== Written instruction ==
Every record that follows should be printed verbatim.

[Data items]
## begin

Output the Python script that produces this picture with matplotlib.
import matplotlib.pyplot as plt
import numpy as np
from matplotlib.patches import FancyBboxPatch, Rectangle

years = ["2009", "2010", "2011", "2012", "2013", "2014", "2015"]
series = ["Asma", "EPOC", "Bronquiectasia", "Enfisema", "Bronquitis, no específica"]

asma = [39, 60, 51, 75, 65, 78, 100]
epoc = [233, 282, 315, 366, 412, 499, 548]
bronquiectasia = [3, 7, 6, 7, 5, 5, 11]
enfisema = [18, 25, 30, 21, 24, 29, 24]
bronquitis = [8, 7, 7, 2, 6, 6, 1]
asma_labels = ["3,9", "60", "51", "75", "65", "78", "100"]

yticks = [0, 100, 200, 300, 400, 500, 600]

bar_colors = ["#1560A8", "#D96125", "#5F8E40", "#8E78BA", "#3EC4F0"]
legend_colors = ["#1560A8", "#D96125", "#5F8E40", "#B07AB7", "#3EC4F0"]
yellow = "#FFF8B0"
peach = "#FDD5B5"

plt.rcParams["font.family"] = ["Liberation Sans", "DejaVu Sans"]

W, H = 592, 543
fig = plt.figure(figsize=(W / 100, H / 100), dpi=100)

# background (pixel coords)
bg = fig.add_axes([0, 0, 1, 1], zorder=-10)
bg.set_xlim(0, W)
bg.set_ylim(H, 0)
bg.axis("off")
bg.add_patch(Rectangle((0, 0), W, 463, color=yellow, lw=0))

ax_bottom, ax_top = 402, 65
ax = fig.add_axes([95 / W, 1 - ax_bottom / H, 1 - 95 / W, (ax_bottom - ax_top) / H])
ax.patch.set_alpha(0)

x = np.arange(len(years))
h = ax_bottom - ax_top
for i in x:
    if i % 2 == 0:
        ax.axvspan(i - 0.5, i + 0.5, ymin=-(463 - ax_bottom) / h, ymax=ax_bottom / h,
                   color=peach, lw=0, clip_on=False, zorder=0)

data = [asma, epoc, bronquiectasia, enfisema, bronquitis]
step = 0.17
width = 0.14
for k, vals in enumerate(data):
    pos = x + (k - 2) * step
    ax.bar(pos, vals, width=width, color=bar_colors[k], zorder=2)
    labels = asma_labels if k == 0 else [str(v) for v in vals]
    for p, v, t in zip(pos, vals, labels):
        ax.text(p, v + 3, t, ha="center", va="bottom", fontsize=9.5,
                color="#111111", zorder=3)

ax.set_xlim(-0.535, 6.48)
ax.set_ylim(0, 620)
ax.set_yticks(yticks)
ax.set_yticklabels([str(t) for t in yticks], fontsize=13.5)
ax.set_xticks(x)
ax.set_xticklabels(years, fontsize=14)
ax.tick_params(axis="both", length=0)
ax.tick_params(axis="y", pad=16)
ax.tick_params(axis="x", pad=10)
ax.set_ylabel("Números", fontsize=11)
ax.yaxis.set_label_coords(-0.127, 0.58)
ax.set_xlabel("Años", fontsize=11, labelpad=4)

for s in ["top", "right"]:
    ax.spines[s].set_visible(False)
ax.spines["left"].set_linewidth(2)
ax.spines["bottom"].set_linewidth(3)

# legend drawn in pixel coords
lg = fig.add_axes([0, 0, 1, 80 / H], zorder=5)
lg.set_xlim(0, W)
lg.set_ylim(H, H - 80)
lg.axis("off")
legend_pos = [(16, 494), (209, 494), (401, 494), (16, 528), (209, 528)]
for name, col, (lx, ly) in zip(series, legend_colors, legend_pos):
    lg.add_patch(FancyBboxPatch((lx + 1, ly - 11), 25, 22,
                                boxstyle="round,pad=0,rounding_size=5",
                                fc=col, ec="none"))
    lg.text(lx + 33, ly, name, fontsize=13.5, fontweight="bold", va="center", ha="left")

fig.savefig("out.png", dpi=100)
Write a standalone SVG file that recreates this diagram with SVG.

## end

== Task solution ==
Output the Python script that produces this picture with matplotlib.
import matplotlib.pyplot as plt
import numpy as np
from matplotlib.patches import FancyBboxPatch, Rectangle

years = ["2009", "2010", "2011", "2012", "2013", "2014", "2015"]
series = ["Asma", "EPOC", "Bronquiectasia", "Enfisema", "Bronquitis, no específica"]

asma = [39, 60, 51, 75, 65, 78, 100]
epoc = [233, 282, 315, 366, 412, 499, 548]
bronquiectasia = [3, 7, 6, 7, 5, 5, 11]
enfisema = [18, 25, 30, 21, 24, 29, 24]
bronquitis = [8, 7, 7, 2, 6, 6, 1]
asma_labels = ["3,9", "60", "51", "75", "65", "78", "100"]

yticks = [0, 100, 200, 300, 400, 500, 600]

bar_colors = ["#1560A8", "#D96125", "#5F8E40", "#8E78BA", "#3EC4F0"]
legend_colors = ["#1560A8", "#D96125", "#5F8E40", "#B07AB7", "#3EC4F0"]
yellow = "#FFF8B0"
peach = "#FDD5B5"

plt.rcParams["font.family"] = ["Liberation Sans", "DejaVu Sans"]

W, H = 592, 543
fig = plt.figure(figsize=(W / 100, H / 100), dpi=100)

# background (pixel coords)
bg = fig.add_axes([0, 0, 1, 1], zorder=-10)
bg.set_xlim(0, W)
bg.set_ylim(H, 0)
bg.axis("off")
bg.add_patch(Rectangle((0, 0), W, 463, color=yellow, lw=0))

ax_bottom, ax_top = 402, 65
ax = fig.add_axes([95 / W, 1 - ax_bottom / H, 1 - 95 / W, (ax_bottom - ax_top) / H])
ax.patch.set_alpha(0)

x = np.arange(len(years))
h = ax_bottom - ax_top
for i in x:
    if i % 2 == 0:
        ax.axvspan(i - 0.5, i + 0.5, ymin=-(463 - ax_bottom) / h, ymax=ax_bottom / h,
                   color=peach, lw=0, clip_on=False, zorder=0)

data = [asma, epoc, bronquiectasia, enfisema, bronquitis]
step = 0.17
width = 0.14
for k, vals in enumerate(data):
    pos = x + (k - 2) * step
    ax.bar(pos, vals, width=width, color=bar_colors[k], zorder=2)
    labels = asma_labels if k == 0 else [str(v) for v in vals]
    for p, v, t in zip(pos, vals, labels):
        ax.text(p, v + 3, t, ha="center", va="bottom", fontsize=9.5,
                color="#111111", zorder=3)

ax.set_xlim(-0.535, 6.48)
ax.set_ylim(0, 620)
ax.set_yticks(yticks)
ax.set_yticklabels([str(t) for t in yticks], fontsize=13.5)
ax.set_xticks(x)
ax.set_xticklabels(years, fontsize=14)
ax.tick_params(axis="both", length=0)
ax.tick_params(axis="y", pad=16)
ax.tick_params(axis="x", pad=10)
ax.set_ylabel("Números", fontsize=11)
ax.yaxis.set_label_coords(-0.127, 0.58)
ax.set_xlabel("Años", fontsize=11, labelpad=4)

for s in ["top", "right"]:
    ax.spines[s].set_visible(False)
ax.spines["left"].set_linewidth(2)
ax.spines["bottom"].set_linewidth(3)

# legend drawn in pixel coords
lg = fig.add_axes([0, 0, 1, 80 / H], zorder=5)
lg.set_xlim(0, W)
lg.set_ylim(H, H - 80)
lg.axis("off")
legend_pos = [(16, 494), (209, 494), (401, 494), (16, 528), (209, 528)]
for name, col, (lx, ly) in zip(series, legend_colors, legend_pos):
    lg.add_patch(FancyBboxPatch((lx + 1, ly - 11), 25, 22,
                                boxstyle="round,pad=0,rounding_size=5",
                                fc=col, ec="none"))
    lg.text(lx + 33, ly, name, fontsize=13.5, fontweight="bold", va="center", ha="left")

fig.savefig("out.png", dpi=100)
Write a standalone SVG file that recreates this diagram with SVG.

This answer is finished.